Comme toujours Warhammer 40k oblige, l'action est omniprésent dans le récit, à ceci prés qu'une bonne partie des combats ont lieu dans l'éther, donnant un coté huit clos aux luttes, et nous aurons un grisant duel entre un avatar de Nurgle et un Space Marine sur notre bonne vieille lune.
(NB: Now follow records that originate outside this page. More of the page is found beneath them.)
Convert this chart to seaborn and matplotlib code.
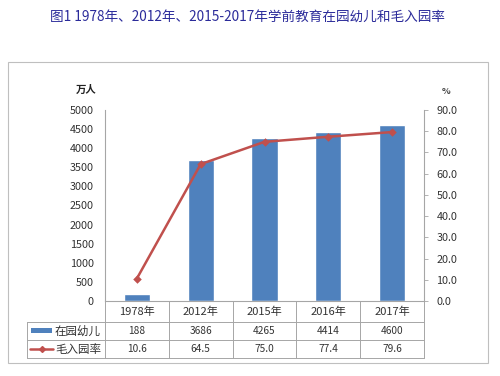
import matplotlib
matplotlib.use("Agg")
import matplotlib.pyplot as plt
import seaborn as sns
import pandas as pd
from matplotlib.lines import Line2D
from matplotlib.patches import Rectangle
from matplotlib.transforms import blended_transform_factory

years = ["1978年", "2012年", "2015年", "2016年", "2017年"]
children = [188, 3686, 4265, 4414, 4600]
rate = [10.6, 64.5, 75.0, 77.4, 79.6]
rate_labels = ["10.6", "64.5", "75.0", "77.4", "79.6"]
series_names = ["在园幼儿", "毛入园率"]
title = "图1 1978年、2012年、2015-2017年学前教育在园幼儿和毛入园率"

sns.set_theme(style="white")
plt.rcParams['font.family'] = ['Noto Sans CJK SC', 'DejaVu Sans']

W, H = 500, 376
fig = plt.figure(figsize=(5, 3.76), dpi=100)

def fx(px):
    return px / W

def fy(py):
    return 1 - py / H

BLUE = "#4F81BD"
RED = "#C0504D"
GRID = "#A6A6A6"
TXT = "#333333"

left, right, top, bottom = 105, 424, 110, 301
ax = fig.add_axes([fx(left), fy(bottom), fx(right - left), (bottom - top) / H])

df = pd.DataFrame({"year": years, "children": children, "rate": rate})
sns.barplot(data=df, x="year", y="children", color=BLUE, width=0.41,
            saturation=1, ax=ax)
ax.set_ylim(0, 5000)
ax.set_yticks(range(0, 5001, 500))
ax.set_xlim(-0.5, 4.5)
ax.set_xlabel("")
ax.set_ylabel("")
ax.set_xticks([])
ax.tick_params(axis="y", labelsize=7.8, colors=TXT, length=0, pad=8)
for s in ["top", "right"]:
    ax.spines[s].set_visible(False)
ax.spines["left"].set_color(GRID)
ax.spines["bottom"].set_color(GRID)
ax.spines["left"].set_linewidth(0.8)
ax.spines["bottom"].set_linewidth(0.8)

ax2 = ax.twinx()
sns.pointplot(data=df, x="year", y="rate", color=RED, markers="D",
              markersize=3, linewidth=1.8, ax=ax2)
ax2.set_ylim(0, 90)
ax2.set_yticks(range(0, 91, 10))
ax2.set_yticklabels([f"{v:.1f}" for v in range(0, 91, 10)])
ax2.set_xlim(-0.5, 4.5)
ax2.set_xlabel("")
ax2.set_ylabel("")
ax2.tick_params(axis="y", labelsize=7.8, colors=TXT, length=3, width=0.6,
                direction="out", pad=6)
ax2.tick_params(axis="y", color=GRID)
for s in ["top", "left", "bottom"]:
    ax2.spines[s].set_visible(False)
ax2.spines["right"].set_color(GRID)
ax2.spines["right"].set_linewidth(0.8)

# axis unit labels
fig.text(fx(86), fy(90), "万人", fontsize=7.5, fontweight="bold",
         ha="center", va="center", color="#222222")
fig.text(fx(446), fy(92), "%", fontsize=6.5, fontweight="bold",
         ha="center", va="center", color="#444444")

# title
fig.text(fx(248), fy(17), title, fontsize=9.8, color="#2B2B9A",
         ha="center", va="center")

# outer frame
fig.add_artist(Rectangle((fx(8), fy(363)), fx(480), (363 - 62) / H,
                         transform=fig.transFigure, fill=False,
                         edgecolor="#BFBFBF", linewidth=0.8))

# data table
tbl_left = 27
row_y = [301, 322, 340, 358]
lw = 0.7
for ry in row_y[1:]:
    fig.add_artist(Line2D([fx(tbl_left), fx(right)], [fy(ry)] * 2,
                          color=GRID, lw=lw))
fig.add_artist(Line2D([fx(tbl_left)] * 2, [fy(row_y[1]), fy(row_y[3])],
                      color=GRID, lw=lw))
trans = blended_transform_factory(ax.transData, fig.transFigure)
for b in [i - 0.5 for i in range(len(years) + 1)]:
    fig.add_artist(Line2D([b, b], [fy(row_y[0]), fy(row_y[3])],
                          transform=trans, color=GRID, lw=lw))

for i, y in enumerate(years):
    fig.text(i, fy(311.5), y, transform=trans, ha="center", va="center",
             fontsize=8, color=TXT)
    fig.text(i, fy(331), str(children[i]), transform=trans, ha="center",
             va="center", fontsize=7.3, color=TXT)
    fig.text(i, fy(349), rate_labels[i], transform=trans, ha="center",
             va="center", fontsize=7.3, color=TXT)

# legend keys in table
fig.add_artist(Rectangle((fx(31), fy(333)), fx(21), 5 / H,
                         transform=fig.transFigure, color=BLUE, lw=0))
fig.add_artist(Line2D([fx(30), fx(53)], [fy(349)] * 2, color=RED, lw=1.8))
fig.add_artist(Line2D([fx(41.5)], [fy(349)], color=RED, marker="D",
                      markersize=3, lw=0))
fig.text(fx(55), fy(331), series_names[0], fontsize=8.3, ha="left",
         va="center", color=TXT)
fig.text(fx(55), fy(349), series_names[1], fontsize=8.3, ha="left",
         va="center", color=TXT)

fig.savefig("out.png", dpi=100)
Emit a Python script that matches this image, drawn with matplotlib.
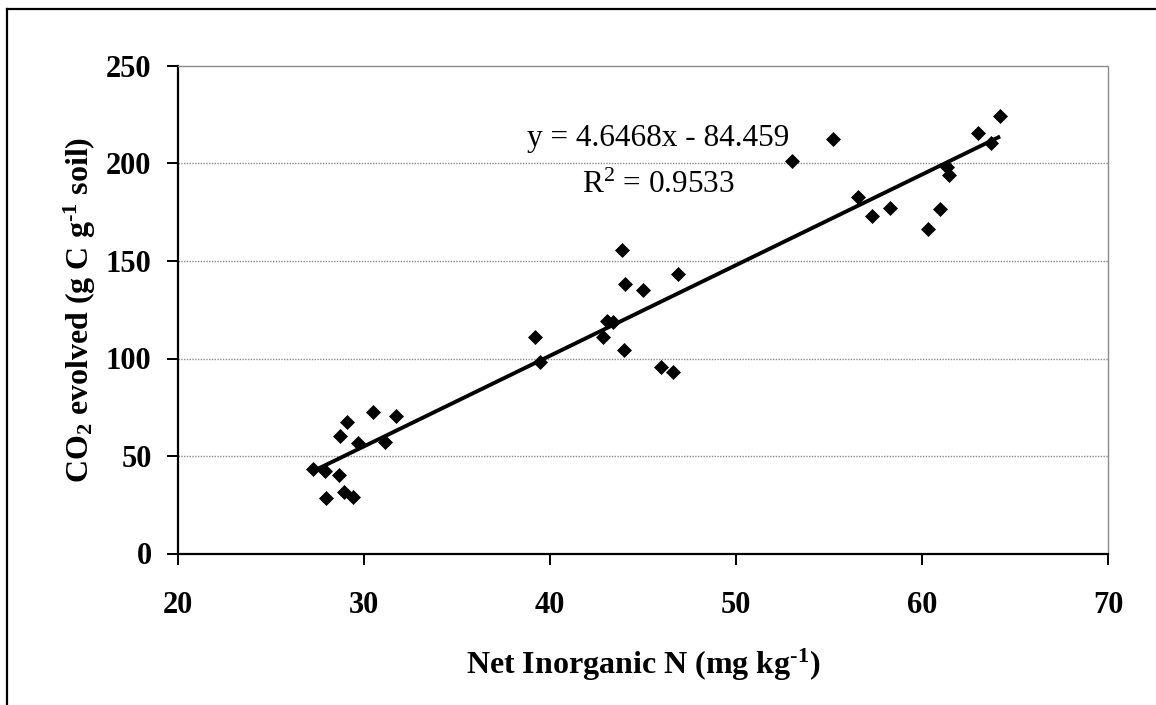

Car on verra même un peu, mais de très loin, notre Terre et rencontrerons même quelques terriens dont le mystique Sigilite conseiller de l'Empereur.
Le roman n'est pas parfait bien entendu : il y a beaucoup de zone d'ombres jamais expliqué comme la véritable raison de la trahison de Mortarion, des personnages aux réactions trop peu crédibles (que je dirais pas pour pas spoiler) et peu de suspense garanti pour le sort de quelques-uns qui est très prévisible, sans compter que l'écriture de
James Swallow n'est certes pas aussi rustre et peu hargneux que celle de
Dan Abnett mais est loin d'être aussi fluide et passionnante que
Graham McNeil.
Qu'importe, ce quatrième volet est toujours très bon à suivre, nous explorant un peu plus dans le macrocosme du cycle, avec une plongée terrifiante vers le Warp et le coté repoussant et pourri du Warp. Un voyage dans l'espace effrayant mais très excitant, qui nous montre des hommes en épreuves de leur foi et de leur certitude face à un surnaturel dangereux et qui lance vers une nouvelle voie, celle d'une guerre qui va non seulement se livrer l'humanité entre elles mais surtout l'humanité contre le Chaos.